## Exercise goal
Set down each record below precisely, skipping the pictures.

----- Data for processing

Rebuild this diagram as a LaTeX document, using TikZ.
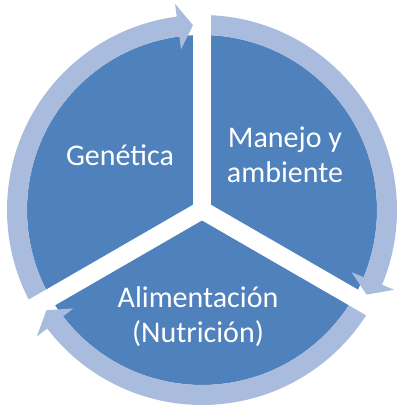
\documentclass[tikz,border=0pt]{standalone}
\usepackage{fontspec}
\setmainfont{Carlito}
\definecolor{pieblue}{RGB}{79,129,189}
\definecolor{ringblue}{RGB}{170,188,222}
\tikzset{
  ringarrow/.style={fill=ringblue,draw=none},
  gapline/.style={white,line width=13.5pt,line cap=butt},
  label/.style={text=white,align=center,font=\fontsize{22.5}{26.25}\selectfont}
}
\begin{document}
\begin{tikzpicture}[x=0.75pt,y=0.75pt]
 \useasboundingbox (-202,-201) rectangle (204,210);
 % pie
 \fill[pieblue] (0,0) circle[radius=175];
 % ring arrows, clockwise
 \fill[ringarrow] (90:195) arc[start angle=90,end angle=-22.56,radius=195] -- (-22.56:208) -- (-27.21:185) -- (-22.56:162) -- (-22.56:175) arc[start angle=-22.56,end angle=90,radius=175] -- cycle;
 \fill[ringarrow] (-30:195) arc[start angle=-30,end angle=-142.56,radius=195] -- (-142.56:208) -- (-147.21:185) -- (-142.56:162) -- (-142.56:175) arc[start angle=-142.56,end angle=-30,radius=175] -- cycle;
 \fill[ringarrow] (210:195) arc[start angle=210,end angle=97.44,radius=195] -- (97.44:208) -- (92.79:185) -- (97.44:162) -- (97.44:175) arc[start angle=97.44,end angle=210,radius=175] -- cycle;
 % gaps
 \draw[gapline] (0,0) -- (90:200);
 \draw[gapline] (0,0) -- (-30:200);
 \draw[gapline] (0,0) -- (210:200);
 % texts
 \node[label] (genetica) at (-82,55) {Genética};
 \node[label] (manejo) at (83,55) {Manejo y\\ambiente};
 \node[label] (alimentacion) at (-4,-107) {Alimentación\\(Nutrición)};
\end{tikzpicture}
\end{document}
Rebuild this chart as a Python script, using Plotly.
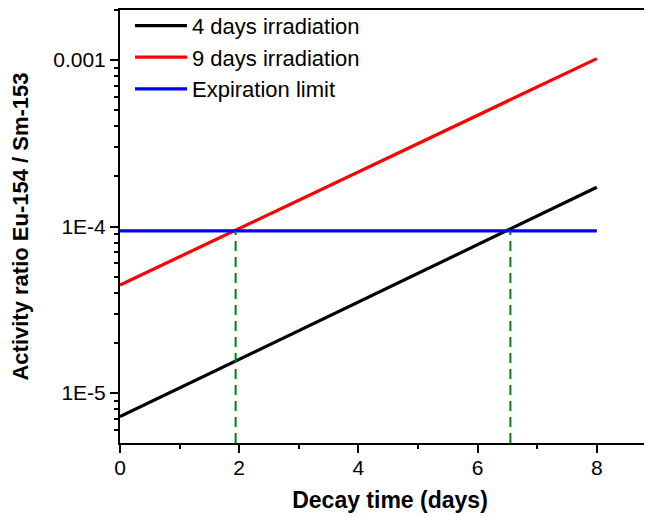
import plotly.graph_objects as go

# Data
decay_days = [0, 8]
ratio_4days = [7.2e-6, 1.72e-4]
ratio_9days = [4.45e-5, 1.02e-3]
limit_days = [0, 8]
limit_value = [9.4e-5, 9.4e-5]
crossing_days = [1.94, 6.55]
y_floor = 5e-6

y_tickvals = [1e-5, 1e-4, 1e-3]
y_ticktext = ["1E-5", "1E-4", "0.001"]
y_minor = [m * 10.0 ** e for e in (-6, -5, -4, -3) for m in range(2, 10)]
y_minor = [v for v in y_minor if 5e-6 <= v <= 2e-3]

font_family = "Liberation Sans, Arial, sans-serif"

fig = go.Figure()
fig.add_trace(go.Scatter(x=decay_days, y=ratio_4days, mode="lines",
                         name="4 days irradiation",
                         line=dict(color="black", width=3.2)))
fig.add_trace(go.Scatter(x=decay_days, y=ratio_9days, mode="lines",
                         name="9 days irradiation",
                         line=dict(color="#ff0000", width=3.2)))
fig.add_trace(go.Scatter(x=limit_days, y=limit_value, mode="lines",
                         name="Expiration limit",
                         line=dict(color="#0000ff", width=3.2)))
for xc in crossing_days:
    fig.add_trace(go.Scatter(x=[xc, xc], y=[y_floor, limit_value[0]], mode="lines",
                             showlegend=False,
                             line=dict(color="#008000", width=2, dash="10px,6px")))

fig.update_layout(
    width=652, height=517,
    margin=dict(l=112, r=0, t=2, b=82, autoexpand=False),
    paper_bgcolor="white", plot_bgcolor="white",
    font=dict(family=font_family, size=22, color="black"),
    showlegend=True,
    legend=dict(x=0.0185, y=1.012, xanchor="left", yanchor="top",
                bgcolor="rgba(0,0,0,0)", font=dict(size=22),
                tracegroupgap=0, itemwidth=52),
)
fig.update_xaxes(
    range=[0, 9.06], showgrid=False, zeroline=False, automargin=False,
    showline=True, linecolor="black", linewidth=2, mirror=True,
    tickmode="linear", tick0=0, dtick=2, tickfont=dict(size=21),
    ticks="outside", ticklen=8, tickwidth=2, tickcolor="black",
    ticklabelstandoff=-3,
    minor=dict(ticks="outside", ticklen=4, tickwidth=2, tickcolor="black", dtick=1),
    title=dict(text="<b>Decay time (days)</b>", font=dict(size=23), standoff=14),
)
fig.update_yaxes(
    type="log", range=[-5.301, -2.699], showgrid=False, zeroline=False, automargin=False,
    showline=True, linecolor="black", linewidth=2,
    tickmode="array", tickvals=y_tickvals, ticktext=y_ticktext, tickfont=dict(size=21),
    ticks="outside", ticklen=8, tickwidth=2, tickcolor="black",
    minor=dict(ticks="outside", ticklen=4, tickwidth=2, tickcolor="black",
               tickmode="array", tickvals=y_minor),
    title=dict(text="<b>Activity ratio Eu-154 / Sm-153</b>", font=dict(size=22), standoff=24),
)

fig.write_html("out.html")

----------

## Response for this exercise
Rebuild this diagram as a LaTeX document, using TikZ.
\documentclass[tikz,border=0pt]{standalone}
\usepackage{fontspec}
\setmainfont{Carlito}
\definecolor{pieblue}{RGB}{79,129,189}
\definecolor{ringblue}{RGB}{170,188,222}
\tikzset{
  ringarrow/.style={fill=ringblue,draw=none},
  gapline/.style={white,line width=13.5pt,line cap=butt},
  label/.style={text=white,align=center,font=\fontsize{22.5}{26.25}\selectfont}
}
\begin{document}
\begin{tikzpicture}[x=0.75pt,y=0.75pt]
 \useasboundingbox (-202,-201) rectangle (204,210);
 % pie
 \fill[pieblue] (0,0) circle[radius=175];
 % ring arrows, clockwise
 \fill[ringarrow] (90:195) arc[start angle=90,end angle=-22.56,radius=195] -- (-22.56:208) -- (-27.21:185) -- (-22.56:162) -- (-22.56:175) arc[start angle=-22.56,end angle=90,radius=175] -- cycle;
 \fill[ringarrow] (-30:195) arc[start angle=-30,end angle=-142.56,radius=195] -- (-142.56:208) -- (-147.21:185) -- (-142.56:162) -- (-142.56:175) arc[start angle=-142.56,end angle=-30,radius=175] -- cycle;
 \fill[ringarrow] (210:195) arc[start angle=210,end angle=97.44,radius=195] -- (97.44:208) -- (92.79:185) -- (97.44:162) -- (97.44:175) arc[start angle=97.44,end angle=210,radius=175] -- cycle;
 % gaps
 \draw[gapline] (0,0) -- (90:200);
 \draw[gapline] (0,0) -- (-30:200);
 \draw[gapline] (0,0) -- (210:200);
 % texts
 \node[label] (genetica) at (-82,55) {Genética};
 \node[label] (manejo) at (83,55) {Manejo y\\ambiente};
 \node[label] (alimentacion) at (-4,-107) {Alimentación\\(Nutrición)};
\end{tikzpicture}
\end{document}
Rebuild this chart as a Python script, using Plotly.
import plotly.graph_objects as go

# Data
decay_days = [0, 8]
ratio_4days = [7.2e-6, 1.72e-4]
ratio_9days = [4.45e-5, 1.02e-3]
limit_days = [0, 8]
limit_value = [9.4e-5, 9.4e-5]
crossing_days = [1.94, 6.55]
y_floor = 5e-6

y_tickvals = [1e-5, 1e-4, 1e-3]
y_ticktext = ["1E-5", "1E-4", "0.001"]
y_minor = [m * 10.0 ** e for e in (-6, -5, -4, -3) for m in range(2, 10)]
y_minor = [v for v in y_minor if 5e-6 <= v <= 2e-3]

font_family = "Liberation Sans, Arial, sans-serif"

fig = go.Figure()
fig.add_trace(go.Scatter(x=decay_days, y=ratio_4days, mode="lines",
                         name="4 days irradiation",
                         line=dict(color="black", width=3.2)))
fig.add_trace(go.Scatter(x=decay_days, y=ratio_9days, mode="lines",
                         name="9 days irradiation",
                         line=dict(color="#ff0000", width=3.2)))
fig.add_trace(go.Scatter(x=limit_days, y=limit_value, mode="lines",
                         name="Expiration limit",
                         line=dict(color="#0000ff", width=3.2)))
for xc in crossing_days:
    fig.add_trace(go.Scatter(x=[xc, xc], y=[y_floor, limit_value[0]], mode="lines",
                             showlegend=False,
                             line=dict(color="#008000", width=2, dash="10px,6px")))

fig.update_layout(
    width=652, height=517,
    margin=dict(l=112, r=0, t=2, b=82, autoexpand=False),
    paper_bgcolor="white", plot_bgcolor="white",
    font=dict(family=font_family, size=22, color="black"),
    showlegend=True,
    legend=dict(x=0.0185, y=1.012, xanchor="left", yanchor="top",
                bgcolor="rgba(0,0,0,0)", font=dict(size=22),
                tracegroupgap=0, itemwidth=52),
)
fig.update_xaxes(
    range=[0, 9.06], showgrid=False, zeroline=False, automargin=False,
    showline=True, linecolor="black", linewidth=2, mirror=True,
    tickmode="linear", tick0=0, dtick=2, tickfont=dict(size=21),
    ticks="outside", ticklen=8, tickwidth=2, tickcolor="black",
    ticklabelstandoff=-3,
    minor=dict(ticks="outside", ticklen=4, tickwidth=2, tickcolor="black", dtick=1),
    title=dict(text="<b>Decay time (days)</b>", font=dict(size=23), standoff=14),
)
fig.update_yaxes(
    type="log", range=[-5.301, -2.699], showgrid=False, zeroline=False, automargin=False,
    showline=True, linecolor="black", linewidth=2,
    tickmode="array", tickvals=y_tickvals, ticktext=y_ticktext, tickfont=dict(size=21),
    ticks="outside", ticklen=8, tickwidth=2, tickcolor="black",
    minor=dict(ticks="outside", ticklen=4, tickwidth=2, tickcolor="black",
               tickmode="array", tickvals=y_minor),
    title=dict(text="<b>Activity ratio Eu-154 / Sm-153</b>", font=dict(size=22), standoff=24),
)

fig.write_html("out.html")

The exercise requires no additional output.